▸ **Directions**
Please write out the material below exactly as given.

▸ **Dataset excerpt**
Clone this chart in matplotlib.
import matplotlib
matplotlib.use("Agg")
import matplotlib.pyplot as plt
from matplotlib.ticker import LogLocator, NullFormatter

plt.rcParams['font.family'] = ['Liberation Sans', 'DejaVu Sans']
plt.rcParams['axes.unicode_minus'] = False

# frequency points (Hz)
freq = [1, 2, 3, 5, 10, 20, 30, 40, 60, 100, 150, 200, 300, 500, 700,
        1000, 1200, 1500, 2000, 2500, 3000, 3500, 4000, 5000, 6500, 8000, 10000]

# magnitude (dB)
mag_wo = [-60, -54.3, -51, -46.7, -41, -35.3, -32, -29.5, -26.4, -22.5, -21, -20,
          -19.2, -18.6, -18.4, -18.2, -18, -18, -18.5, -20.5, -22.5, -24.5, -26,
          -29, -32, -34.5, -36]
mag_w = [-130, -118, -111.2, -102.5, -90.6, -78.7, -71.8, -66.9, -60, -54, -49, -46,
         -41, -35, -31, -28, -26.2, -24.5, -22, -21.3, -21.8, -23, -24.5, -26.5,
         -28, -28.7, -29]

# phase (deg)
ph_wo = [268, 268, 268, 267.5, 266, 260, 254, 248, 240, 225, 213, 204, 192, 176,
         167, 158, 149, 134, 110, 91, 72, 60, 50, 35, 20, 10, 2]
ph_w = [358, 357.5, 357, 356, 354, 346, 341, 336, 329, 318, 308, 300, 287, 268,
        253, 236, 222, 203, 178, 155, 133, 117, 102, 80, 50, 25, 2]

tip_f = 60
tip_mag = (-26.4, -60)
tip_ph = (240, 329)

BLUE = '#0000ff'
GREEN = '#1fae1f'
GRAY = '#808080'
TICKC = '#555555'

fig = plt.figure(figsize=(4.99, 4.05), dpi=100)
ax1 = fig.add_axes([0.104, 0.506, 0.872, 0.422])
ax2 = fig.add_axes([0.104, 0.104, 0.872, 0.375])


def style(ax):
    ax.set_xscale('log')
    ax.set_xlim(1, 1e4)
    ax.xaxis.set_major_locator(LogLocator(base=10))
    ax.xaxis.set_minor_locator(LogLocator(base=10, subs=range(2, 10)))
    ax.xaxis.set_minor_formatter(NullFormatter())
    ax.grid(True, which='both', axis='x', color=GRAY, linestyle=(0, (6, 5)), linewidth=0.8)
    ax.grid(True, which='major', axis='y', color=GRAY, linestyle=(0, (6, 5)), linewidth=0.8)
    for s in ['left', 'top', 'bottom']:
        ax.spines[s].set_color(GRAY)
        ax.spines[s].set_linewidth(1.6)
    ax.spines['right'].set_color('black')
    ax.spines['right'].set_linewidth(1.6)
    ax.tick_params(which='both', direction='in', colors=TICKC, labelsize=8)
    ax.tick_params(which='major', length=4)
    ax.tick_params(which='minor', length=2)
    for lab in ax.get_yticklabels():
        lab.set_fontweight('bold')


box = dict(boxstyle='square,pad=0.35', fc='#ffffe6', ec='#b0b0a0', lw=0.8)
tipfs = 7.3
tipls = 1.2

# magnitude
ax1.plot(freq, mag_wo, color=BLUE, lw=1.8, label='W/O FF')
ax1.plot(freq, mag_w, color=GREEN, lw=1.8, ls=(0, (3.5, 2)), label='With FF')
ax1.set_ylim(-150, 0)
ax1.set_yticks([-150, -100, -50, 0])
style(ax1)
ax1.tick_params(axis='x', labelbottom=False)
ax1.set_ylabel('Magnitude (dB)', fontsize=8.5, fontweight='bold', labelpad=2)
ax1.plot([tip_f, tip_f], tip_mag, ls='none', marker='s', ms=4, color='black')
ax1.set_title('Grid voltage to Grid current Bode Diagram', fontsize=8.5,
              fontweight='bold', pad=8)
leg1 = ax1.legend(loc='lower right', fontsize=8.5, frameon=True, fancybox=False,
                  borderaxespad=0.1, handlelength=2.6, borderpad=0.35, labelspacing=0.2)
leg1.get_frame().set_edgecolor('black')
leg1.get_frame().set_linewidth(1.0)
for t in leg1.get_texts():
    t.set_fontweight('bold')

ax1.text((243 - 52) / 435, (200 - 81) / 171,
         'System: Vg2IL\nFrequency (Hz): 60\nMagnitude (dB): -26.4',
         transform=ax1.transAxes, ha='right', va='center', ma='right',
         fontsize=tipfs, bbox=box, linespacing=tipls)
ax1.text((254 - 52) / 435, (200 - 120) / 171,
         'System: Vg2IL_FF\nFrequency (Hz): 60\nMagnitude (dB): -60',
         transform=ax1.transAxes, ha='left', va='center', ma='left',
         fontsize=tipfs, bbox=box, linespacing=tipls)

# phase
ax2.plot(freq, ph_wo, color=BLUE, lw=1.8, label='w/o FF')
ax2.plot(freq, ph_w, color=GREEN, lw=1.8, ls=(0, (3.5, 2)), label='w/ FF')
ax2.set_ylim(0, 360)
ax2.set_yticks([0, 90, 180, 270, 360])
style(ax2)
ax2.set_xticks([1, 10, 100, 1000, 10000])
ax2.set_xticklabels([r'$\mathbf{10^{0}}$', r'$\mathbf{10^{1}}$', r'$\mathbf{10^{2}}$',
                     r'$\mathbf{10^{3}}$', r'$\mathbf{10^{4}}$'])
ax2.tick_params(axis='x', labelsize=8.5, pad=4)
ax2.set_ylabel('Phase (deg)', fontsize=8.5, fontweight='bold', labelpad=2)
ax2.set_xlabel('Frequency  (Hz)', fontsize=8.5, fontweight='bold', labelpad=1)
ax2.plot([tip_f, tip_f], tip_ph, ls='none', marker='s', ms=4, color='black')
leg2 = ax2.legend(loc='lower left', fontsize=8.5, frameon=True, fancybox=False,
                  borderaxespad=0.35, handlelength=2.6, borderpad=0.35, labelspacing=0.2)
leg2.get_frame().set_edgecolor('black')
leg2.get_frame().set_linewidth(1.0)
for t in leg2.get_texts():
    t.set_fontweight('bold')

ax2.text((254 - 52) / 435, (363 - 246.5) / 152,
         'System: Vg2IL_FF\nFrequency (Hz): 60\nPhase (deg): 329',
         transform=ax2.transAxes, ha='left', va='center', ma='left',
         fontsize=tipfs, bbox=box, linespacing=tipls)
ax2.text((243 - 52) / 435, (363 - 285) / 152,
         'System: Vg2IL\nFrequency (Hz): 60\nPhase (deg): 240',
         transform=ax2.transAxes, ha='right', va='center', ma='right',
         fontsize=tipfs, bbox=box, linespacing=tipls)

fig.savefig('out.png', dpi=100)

▸ **Result of this task**
Clone this chart in matplotlib.
import matplotlib
matplotlib.use("Agg")
import matplotlib.pyplot as plt
from matplotlib.ticker import LogLocator, NullFormatter

plt.rcParams['font.family'] = ['Liberation Sans', 'DejaVu Sans']
plt.rcParams['axes.unicode_minus'] = False

# frequency points (Hz)
freq = [1, 2, 3, 5, 10, 20, 30, 40, 60, 100, 150, 200, 300, 500, 700,
        1000, 1200, 1500, 2000, 2500, 3000, 3500, 4000, 5000, 6500, 8000, 10000]

# magnitude (dB)
mag_wo = [-60, -54.3, -51, -46.7, -41, -35.3, -32, -29.5, -26.4, -22.5, -21, -20,
          -19.2, -18.6, -18.4, -18.2, -18, -18, -18.5, -20.5, -22.5, -24.5, -26,
          -29, -32, -34.5, -36]
mag_w = [-130, -118, -111.2, -102.5, -90.6, -78.7, -71.8, -66.9, -60, -54, -49, -46,
         -41, -35, -31, -28, -26.2, -24.5, -22, -21.3, -21.8, -23, -24.5, -26.5,
         -28, -28.7, -29]

# phase (deg)
ph_wo = [268, 268, 268, 267.5, 266, 260, 254, 248, 240, 225, 213, 204, 192, 176,
         167, 158, 149, 134, 110, 91, 72, 60, 50, 35, 20, 10, 2]
ph_w = [358, 357.5, 357, 356, 354, 346, 341, 336, 329, 318, 308, 300, 287, 268,
        253, 236, 222, 203, 178, 155, 133, 117, 102, 80, 50, 25, 2]

tip_f = 60
tip_mag = (-26.4, -60)
tip_ph = (240, 329)

BLUE = '#0000ff'
GREEN = '#1fae1f'
GRAY = '#808080'
TICKC = '#555555'

fig = plt.figure(figsize=(4.99, 4.05), dpi=100)
ax1 = fig.add_axes([0.104, 0.506, 0.872, 0.422])
ax2 = fig.add_axes([0.104, 0.104, 0.872, 0.375])


def style(ax):
    ax.set_xscale('log')
    ax.set_xlim(1, 1e4)
    ax.xaxis.set_major_locator(LogLocator(base=10))
    ax.xaxis.set_minor_locator(LogLocator(base=10, subs=range(2, 10)))
    ax.xaxis.set_minor_formatter(NullFormatter())
    ax.grid(True, which='both', axis='x', color=GRAY, linestyle=(0, (6, 5)), linewidth=0.8)
    ax.grid(True, which='major', axis='y', color=GRAY, linestyle=(0, (6, 5)), linewidth=0.8)
    for s in ['left', 'top', 'bottom']:
        ax.spines[s].set_color(GRAY)
        ax.spines[s].set_linewidth(1.6)
    ax.spines['right'].set_color('black')
    ax.spines['right'].set_linewidth(1.6)
    ax.tick_params(which='both', direction='in', colors=TICKC, labelsize=8)
    ax.tick_params(which='major', length=4)
    ax.tick_params(which='minor', length=2)
    for lab in ax.get_yticklabels():
        lab.set_fontweight('bold')


box = dict(boxstyle='square,pad=0.35', fc='#ffffe6', ec='#b0b0a0', lw=0.8)
tipfs = 7.3
tipls = 1.2

# magnitude
ax1.plot(freq, mag_wo, color=BLUE, lw=1.8, label='W/O FF')
ax1.plot(freq, mag_w, color=GREEN, lw=1.8, ls=(0, (3.5, 2)), label='With FF')
ax1.set_ylim(-150, 0)
ax1.set_yticks([-150, -100, -50, 0])
style(ax1)
ax1.tick_params(axis='x', labelbottom=False)
ax1.set_ylabel('Magnitude (dB)', fontsize=8.5, fontweight='bold', labelpad=2)
ax1.plot([tip_f, tip_f], tip_mag, ls='none', marker='s', ms=4, color='black')
ax1.set_title('Grid voltage to Grid current Bode Diagram', fontsize=8.5,
              fontweight='bold', pad=8)
leg1 = ax1.legend(loc='lower right', fontsize=8.5, frameon=True, fancybox=False,
                  borderaxespad=0.1, handlelength=2.6, borderpad=0.35, labelspacing=0.2)
leg1.get_frame().set_edgecolor('black')
leg1.get_frame().set_linewidth(1.0)
for t in leg1.get_texts():
    t.set_fontweight('bold')

ax1.text((243 - 52) / 435, (200 - 81) / 171,
         'System: Vg2IL\nFrequency (Hz): 60\nMagnitude (dB): -26.4',
         transform=ax1.transAxes, ha='right', va='center', ma='right',
         fontsize=tipfs, bbox=box, linespacing=tipls)
ax1.text((254 - 52) / 435, (200 - 120) / 171,
         'System: Vg2IL_FF\nFrequency (Hz): 60\nMagnitude (dB): -60',
         transform=ax1.transAxes, ha='left', va='center', ma='left',
         fontsize=tipfs, bbox=box, linespacing=tipls)

# phase
ax2.plot(freq, ph_wo, color=BLUE, lw=1.8, label='w/o FF')
ax2.plot(freq, ph_w, color=GREEN, lw=1.8, ls=(0, (3.5, 2)), label='w/ FF')
ax2.set_ylim(0, 360)
ax2.set_yticks([0, 90, 180, 270, 360])
style(ax2)
ax2.set_xticks([1, 10, 100, 1000, 10000])
ax2.set_xticklabels([r'$\mathbf{10^{0}}$', r'$\mathbf{10^{1}}$', r'$\mathbf{10^{2}}$',
                     r'$\mathbf{10^{3}}$', r'$\mathbf{10^{4}}$'])
ax2.tick_params(axis='x', labelsize=8.5, pad=4)
ax2.set_ylabel('Phase (deg)', fontsize=8.5, fontweight='bold', labelpad=2)
ax2.set_xlabel('Frequency  (Hz)', fontsize=8.5, fontweight='bold', labelpad=1)
ax2.plot([tip_f, tip_f], tip_ph, ls='none', marker='s', ms=4, color='black')
leg2 = ax2.legend(loc='lower left', fontsize=8.5, frameon=True, fancybox=False,
                  borderaxespad=0.35, handlelength=2.6, borderpad=0.35, labelspacing=0.2)
leg2.get_frame().set_edgecolor('black')
leg2.get_frame().set_linewidth(1.0)
for t in leg2.get_texts():
    t.set_fontweight('bold')

ax2.text((254 - 52) / 435, (363 - 246.5) / 152,
         'System: Vg2IL_FF\nFrequency (Hz): 60\nPhase (deg): 329',
         transform=ax2.transAxes, ha='left', va='center', ma='left',
         fontsize=tipfs, bbox=box, linespacing=tipls)
ax2.text((243 - 52) / 435, (363 - 285) / 152,
         'System: Vg2IL\nFrequency (Hz): 60\nPhase (deg): 240',
         transform=ax2.transAxes, ha='right', va='center', ma='right',
         fontsize=tipfs, bbox=box, linespacing=tipls)

fig.savefig('out.png', dpi=100)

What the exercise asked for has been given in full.